Reputation: 99
I have below code to read xml
Dataset<Row> dataset1 = SparkConfigXMLProcessor.sparkSession.read().format("com.databricks.spark.xml")
.option("rowTag", properties.get(EventHubConsumerConstants.IG_ORDER_TAG).toString())
.load(properties.get("C:\\inputOrders.xml").toString());
one of the column value getting new line character. i want to replace it with some character or just want to remove it. Please help
Upvotes: 4
Views: 19851
Reputation: 73
This is what I used. I usually add a tab (\t), too. Having both \r and \n will find UNIX (\n), Windows (\r), and OSX (\r) newlines.

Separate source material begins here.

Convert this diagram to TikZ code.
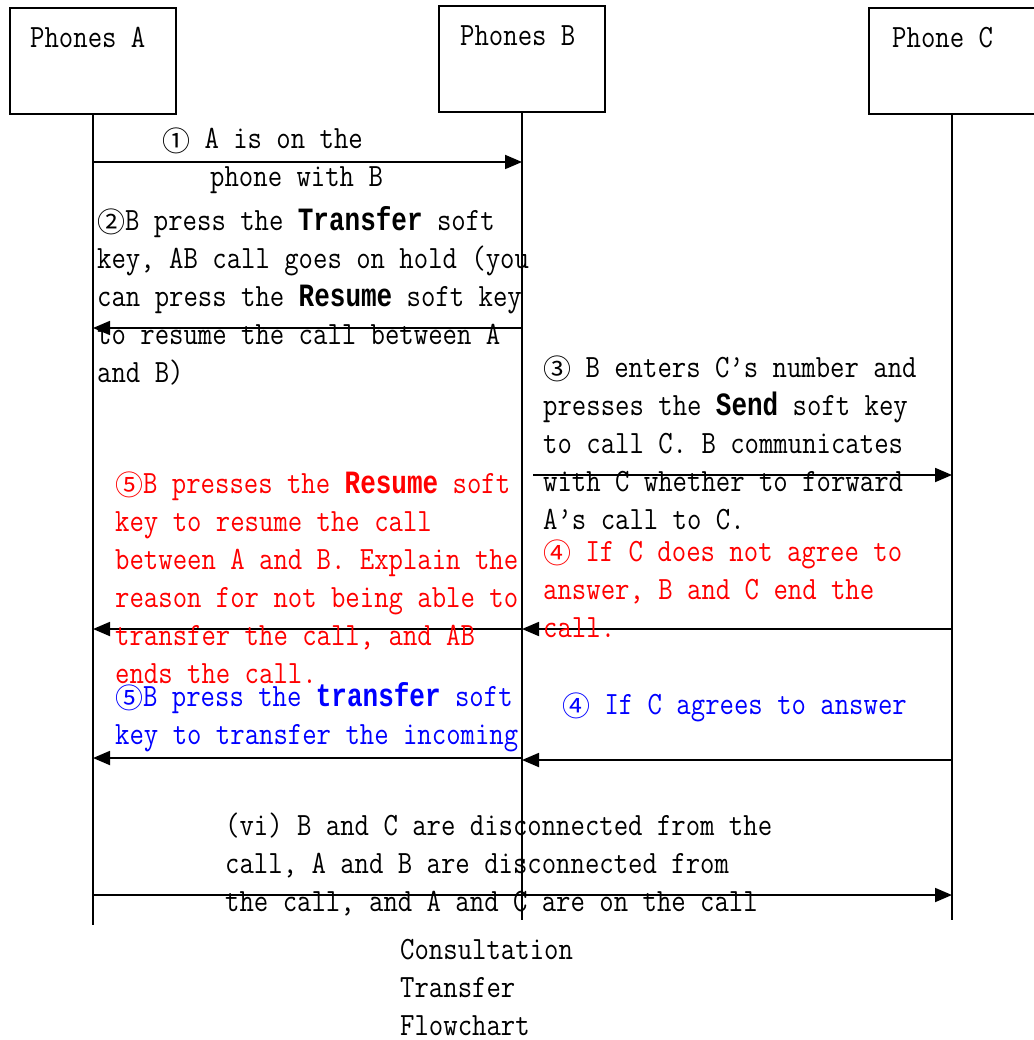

Dataset<Row> newDF = dataset1.withColumn("menuitemname", regexp_replace(col("menuitemname"), "\n|\r", ""));
Upvotes: 3
Reputation: 1046
dataset1.withColumn("menuitemname_clean", regexp_replace(col("menuitemname"), "[\n\r]", " "))
Above code will work
Upvotes: 8
Reputation: 99
Below code resolve my issue
Dataset<Row> newDF = dataset1.withColumn("menuitemname", regexp_replace(col("menuitemname"), "[\\n]", ""));
Upvotes: -3